> Code that draws figures:
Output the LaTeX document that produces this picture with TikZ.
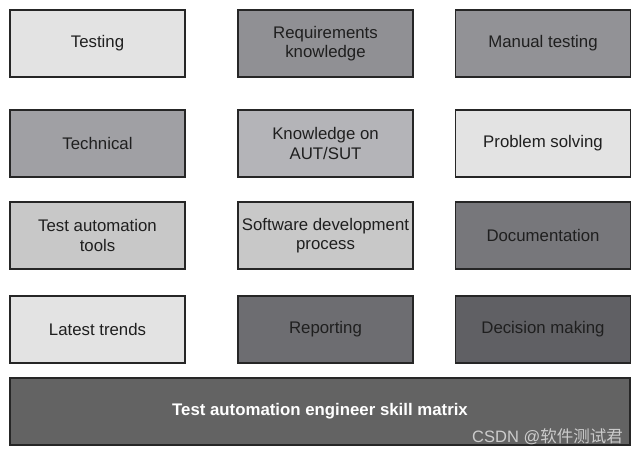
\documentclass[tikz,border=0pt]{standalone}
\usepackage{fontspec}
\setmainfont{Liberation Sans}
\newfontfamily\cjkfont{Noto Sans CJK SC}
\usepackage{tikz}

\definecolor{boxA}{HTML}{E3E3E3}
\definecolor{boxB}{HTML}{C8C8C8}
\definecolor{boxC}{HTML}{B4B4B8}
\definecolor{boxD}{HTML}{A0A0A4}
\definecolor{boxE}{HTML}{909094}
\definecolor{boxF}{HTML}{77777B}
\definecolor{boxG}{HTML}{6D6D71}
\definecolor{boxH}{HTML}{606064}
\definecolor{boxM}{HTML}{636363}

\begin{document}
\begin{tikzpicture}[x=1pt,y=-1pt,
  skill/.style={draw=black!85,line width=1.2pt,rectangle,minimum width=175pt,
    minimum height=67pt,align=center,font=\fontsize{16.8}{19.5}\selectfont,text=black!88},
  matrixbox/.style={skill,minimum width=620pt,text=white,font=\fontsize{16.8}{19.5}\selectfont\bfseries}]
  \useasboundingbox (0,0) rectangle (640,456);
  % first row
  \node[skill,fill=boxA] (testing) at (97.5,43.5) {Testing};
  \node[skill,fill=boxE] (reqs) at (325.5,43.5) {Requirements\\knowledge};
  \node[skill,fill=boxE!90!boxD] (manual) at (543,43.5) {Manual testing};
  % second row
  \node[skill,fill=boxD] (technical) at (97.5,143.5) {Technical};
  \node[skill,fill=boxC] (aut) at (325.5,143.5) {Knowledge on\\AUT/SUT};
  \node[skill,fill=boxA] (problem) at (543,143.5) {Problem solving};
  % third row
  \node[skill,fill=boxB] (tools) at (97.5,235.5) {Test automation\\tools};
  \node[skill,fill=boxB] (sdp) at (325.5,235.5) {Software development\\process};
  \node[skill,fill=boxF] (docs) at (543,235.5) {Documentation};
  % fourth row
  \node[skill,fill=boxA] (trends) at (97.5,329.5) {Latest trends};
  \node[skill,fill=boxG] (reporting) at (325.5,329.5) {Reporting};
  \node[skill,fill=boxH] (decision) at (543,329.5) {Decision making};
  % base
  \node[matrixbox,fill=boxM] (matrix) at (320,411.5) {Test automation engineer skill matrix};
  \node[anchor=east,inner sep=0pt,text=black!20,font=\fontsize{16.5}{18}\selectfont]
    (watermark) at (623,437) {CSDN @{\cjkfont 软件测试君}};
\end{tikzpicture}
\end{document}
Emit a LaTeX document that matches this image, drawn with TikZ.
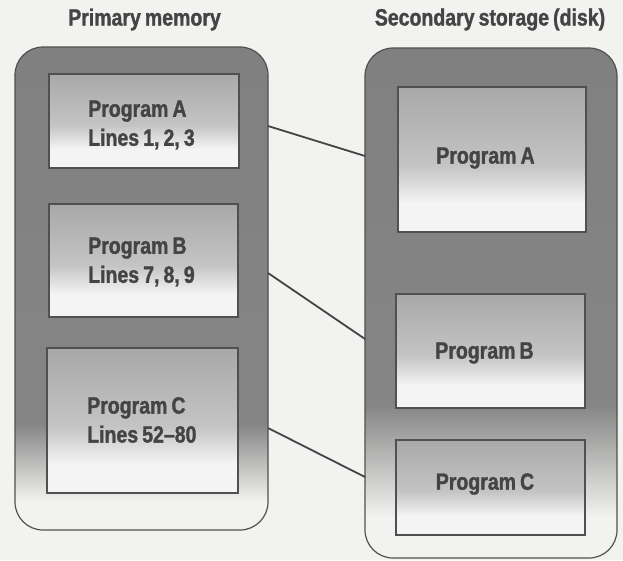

> SHORT EXERCISE: Go through the material above and count the lines that contain "LaTeX"; answer with the number alone.

> ANSWER TO THIS TASK: 2